On Monday morning workers stopped work for several hours at Coca Cola premises in Traunreut and Memmingen in Bavaria and in Gomaringen near Tübingen in south west Germany, with further action planned at more than 50 locations in the next days.
Striking workers are demanding a wage rise of six percent over the next year in the face of Coca Cola’s threatened job cuts and the introduction of flexible working hours which will include obligatory weekend shifts.
The strikes have been called by the Beverages and Catering Industry Trade Union (NGG), which disputes the threatened staff reductions and points to the drinks giant’s good overall financial performance in the past year.
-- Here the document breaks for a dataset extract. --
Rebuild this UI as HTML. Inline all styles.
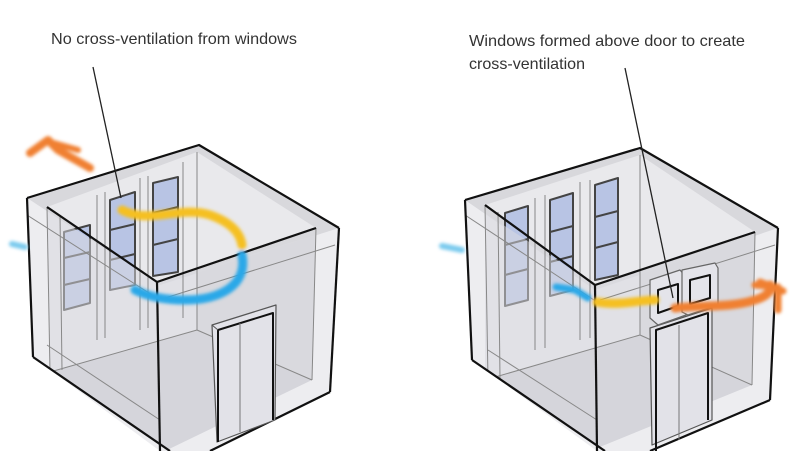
<!DOCTYPE html>
<html><head><meta charset="utf-8"><style>
html,body{margin:0;padding:0;background:#fff;width:800px;height:451px;overflow:hidden}
svg{display:block}
text{font-family:"Liberation Sans",sans-serif;font-size:16px;fill:#333}
</style></head><body>
<svg width="800" height="451" viewBox="0 0 800 451" xmlns="http://www.w3.org/2000/svg">
<defs>
<filter id="bl" x="-20%" y="-50%" width="140%" height="200%"><feGaussianBlur stdDeviation="1.6"/></filter>
<clipPath id="cl"><polygon points="27,198 199,145 339,228 330,392 210,451 170,451 33,357"/></clipPath>
<clipPath id="cr"><polygon points="465,200 640,148 778,228 770,400 650,451 605,451 472,360"/></clipPath>
</defs>
<rect width="800" height="451" fill="#fff"/>
<text x="51" y="44" textLength="246" lengthAdjust="spacingAndGlyphs">No cross-ventilation from windows</text>
<text x="469" y="46" textLength="276" lengthAdjust="spacingAndGlyphs">Windows formed above door to create</text>
<text x="469" y="69" textLength="116" lengthAdjust="spacingAndGlyphs">cross-ventilation</text>

<!-- LEFT BOX -->
<g stroke-linejoin="round">
<g clip-path="url(#cl)">
<polygon points="47,207 197,152 197,330 50,372" fill="#e6e6ea"/>
<polygon points="197,152 316,228 312,380 197,330" fill="#d6d6da"/>
<polygon points="50,372 197,330 312,380 165,451 60,451" fill="#cfcfd4"/>
</g>
<polygon points="27,198 199,145 339,228 160,285" fill="#d8d8dc"/>
<polygon points="47,207 197,152 316,228 157,282" fill="#e9e9ec"/>
<g fill="#b8c4e4" stroke="#444" stroke-width="2">
<polygon points="64,232 90,225 90,303 64,310"/>
<polygon points="110,200 135,192 135,285 110,290"/>
<polygon points="153,183 178,177 178,272 153,276"/>
</g>
<g stroke="#444" stroke-width="2">
<line x1="64" y1="258" x2="90" y2="252"/><line x1="64" y1="285" x2="90" y2="279"/>
<line x1="110" y1="230" x2="135" y2="224"/><line x1="110" y1="260" x2="135" y2="254"/>
<line x1="153" y1="213" x2="178" y2="207"/><line x1="153" y1="245" x2="178" y2="239"/>
</g>
<polygon points="27,198 157,282 160,451 33,357" fill="#dcdce2" fill-opacity="0.5"/>
<polygon points="157,282 339,228 330,392 210,451 160,451" fill="#dcdce2" fill-opacity="0.5"/>
<g stroke="#888" stroke-width="1" fill="none" clip-path="url(#cl)">
<line x1="47" y1="207" x2="50" y2="372"/><line x1="60" y1="215" x2="62" y2="370"/>
<line x1="97" y1="195" x2="97" y2="340"/><line x1="105" y1="192" x2="105" y2="338"/>
<line x1="140" y1="178" x2="140" y2="330"/><line x1="148" y1="176" x2="148" y2="328"/>
<line x1="183" y1="162" x2="183" y2="318"/><line x1="197" y1="152" x2="197" y2="330"/>
<line x1="316" y1="228" x2="312" y2="380"/><line x1="27" y1="215" x2="160" y2="300"/>
<line x1="50" y1="372" x2="197" y2="330"/><line x1="197" y1="330" x2="312" y2="380"/>
<line x1="165" y1="298" x2="335" y2="245"/><line x1="47" y1="345" x2="160" y2="420"/>
</g>
<g stroke="#111" stroke-width="2.2" fill="none">
<polyline points="27,198 199,145 339,228"/>
<line x1="27" y1="198" x2="33" y2="357"/><line x1="33" y1="357" x2="170" y2="451"/>
<line x1="339" y1="228" x2="330" y2="392"/><line x1="330" y1="392" x2="210" y2="451"/>
<polyline points="47,207 157,282 316,228"/>
<line x1="157" y1="282" x2="160" y2="451"/>
</g>
<polygon points="212,325 276,305 275,420 217,442" fill="#e2e2e8" stroke="#555" stroke-width="1.2"/>
<path d="M218,442 L218,330 L273,313 L273,420" fill="none" stroke="#111" stroke-width="2"/>
<line x1="240" y1="323" x2="240" y2="432" stroke="#777"/>
<line x1="212" y1="325" x2="218" y2="330" stroke="#555"/>
<g filter="url(#bl)" fill="none" stroke-linecap="round">
<path d="M122,210 C150,225 180,205 210,215 C230,222 240,232 242,245" stroke="#f5c020" stroke-width="9"/>
<path d="M242,255 C248,285 220,300 185,300 C160,300 145,295 135,290" stroke="#2aa8e8" stroke-width="9"/>
<path d="M30,153 L48,140 L58,150 L90,168" stroke="#f08030" stroke-width="8"/>
<path d="M50,142 L78,150" stroke="#f08030" stroke-width="6"/>
<path d="M12,244 L25,247" stroke="#7ccbee" stroke-width="6"/>
</g>
<line x1="93" y1="67" x2="121" y2="198" stroke="#222" stroke-width="1.3"/>
</g>

<!-- RIGHT BOX -->
<g stroke-linejoin="round">
<g clip-path="url(#cr)">
<polygon points="485,205 640,155 640,335 485,380" fill="#e6e6ea"/>
<polygon points="640,155 755,232 752,385 640,335" fill="#d6d6da"/>
<polygon points="485,380 640,335 752,385 590,451 490,451" fill="#cfcfd4"/>
</g>
<polygon points="465,200 640,148 778,228 595,290" fill="#d8d8dc"/>
<polygon points="485,205 640,155 755,232 595,285" fill="#e9e9ec"/>
<g fill="#b8c4e4" stroke="#444" stroke-width="2">
<polygon points="505,213 528,206 528,300 505,306"/>
<polygon points="550,200 573,193 573,290 550,296"/>
<polygon points="595,185 618,178 618,275 595,280"/>
</g>
<g stroke="#444" stroke-width="2">
<line x1="505" y1="245" x2="528" y2="239"/><line x1="505" y1="275" x2="528" y2="269"/>
<line x1="550" y1="232" x2="573" y2="226"/><line x1="550" y1="262" x2="573" y2="256"/>
<line x1="595" y1="217" x2="618" y2="211"/><line x1="595" y1="248" x2="618" y2="242"/>
</g>
<polygon points="465,200 595,285 597,451 472,360" fill="#dcdce2" fill-opacity="0.5"/>
<polygon points="595,285 778,228 770,400 650,451 597,451" fill="#dcdce2" fill-opacity="0.5"/>
<g stroke="#888" stroke-width="1" fill="none" clip-path="url(#cr)">
<line x1="485" y1="205" x2="488" y2="380"/><line x1="498" y1="212" x2="500" y2="378"/>
<line x1="535" y1="198" x2="535" y2="350"/><line x1="545" y1="195" x2="545" y2="348"/>
<line x1="580" y1="182" x2="580" y2="340"/><line x1="590" y1="180" x2="590" y2="338"/>
<line x1="640" y1="155" x2="640" y2="335"/><line x1="755" y1="232" x2="752" y2="385"/>
<line x1="465" y1="215" x2="597" y2="302"/><line x1="485" y1="380" x2="640" y2="335"/>
<line x1="640" y1="335" x2="752" y2="385"/><line x1="600" y1="300" x2="775" y2="245"/>
<line x1="488" y1="350" x2="597" y2="420"/>
</g>
<g stroke="#111" stroke-width="2.2" fill="none">
<polyline points="465,200 640,148 778,228"/>
<line x1="465" y1="200" x2="472" y2="360"/><line x1="472" y1="360" x2="605" y2="451"/>
<line x1="778" y1="228" x2="770" y2="400"/><line x1="770" y1="400" x2="650" y2="451"/>
<polyline points="485,205 595,285 755,232"/>
<line x1="595" y1="285" x2="597" y2="451"/>
</g>
<polygon points="650,328 712,308 712,420 652,445" fill="#e2e2e8" stroke="#555" stroke-width="1.2"/>
<path d="M656,451 L656,330 L708,313 L708,420" fill="none" stroke="#111" stroke-width="2"/>
<line x1="679" y1="325" x2="679" y2="440" stroke="#777"/>
<polygon points="650,280 680,270 686,277 686,315 658,325 650,318" fill="#e4e4ea" stroke="#666" stroke-width="1.2"/>
<polygon points="682,270 715,263 718,268 718,305 688,315 682,312" fill="#e4e4ea" stroke="#666" stroke-width="1.2"/>
<path d="M658,290 L678,284 L678,306 L658,313 Z" fill="none" stroke="#111" stroke-width="2"/>
<path d="M690,280 L710,275 L710,298 L690,304 Z" fill="none" stroke="#111" stroke-width="2"/>
<g filter="url(#bl)" fill="none" stroke-linecap="round">
<path d="M597,302 C620,306 640,300 655,300" stroke="#f5c020" stroke-width="9"/>
<path d="M556,287 L575,290 L588,298" stroke="#2aa8e8" stroke-width="7"/>
<path d="M442,246 L462,250" stroke="#7ccbee" stroke-width="6"/>
<path d="M675,308 C700,305 730,308 755,300 C768,296 772,290 770,285" stroke="#f08030" stroke-width="9"/>
<path d="M755,285 L778,287 M778,287 L778,310 M760,282 L783,291" stroke="#f08030" stroke-width="7"/>
</g>
<line x1="625" y1="68" x2="673" y2="298" stroke="#222" stroke-width="1.3"/>
</g>
</svg>
</body></html>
“The NGG is demanding wages and salaries are raised by six percent this year. The management wants – despite good business performance – to make working times more flexible and is even threatening staff reductions,” said the union in a statement.
Female employees are particularly in danger of being laid off at the Gomaringen plant where workers went on strike on Monday, NGG head Karin Brugger told Tagblatt regional daily.
Coca Cola employs 10,600 workers in Germany in over 50 premises, all of which are threatening to participate in the warning strikes.
The NGG and Coca Cola are due to enter their third round of negotiations at the end of January, with media reports suggesting the company could offer staggered wage rises of two percent in the first year and two and a half percent in the second year – along with pensions raise and training grants.
However, the union is not satisfied with the offer, demanding higher and faster wage rises and an end to suggestions of flexible working times and staff cuts.
“There has to be a significant shift from the employer’s side otherwise they’ll be in for a very hot spring,” Karin Brugger told the paper. The warning strikes suggest NGG is planning to raise the pressure step by step.
“Employees have gone without a wage rise for years,” she added. “So the staff have already contributed their bit to the good company performance.”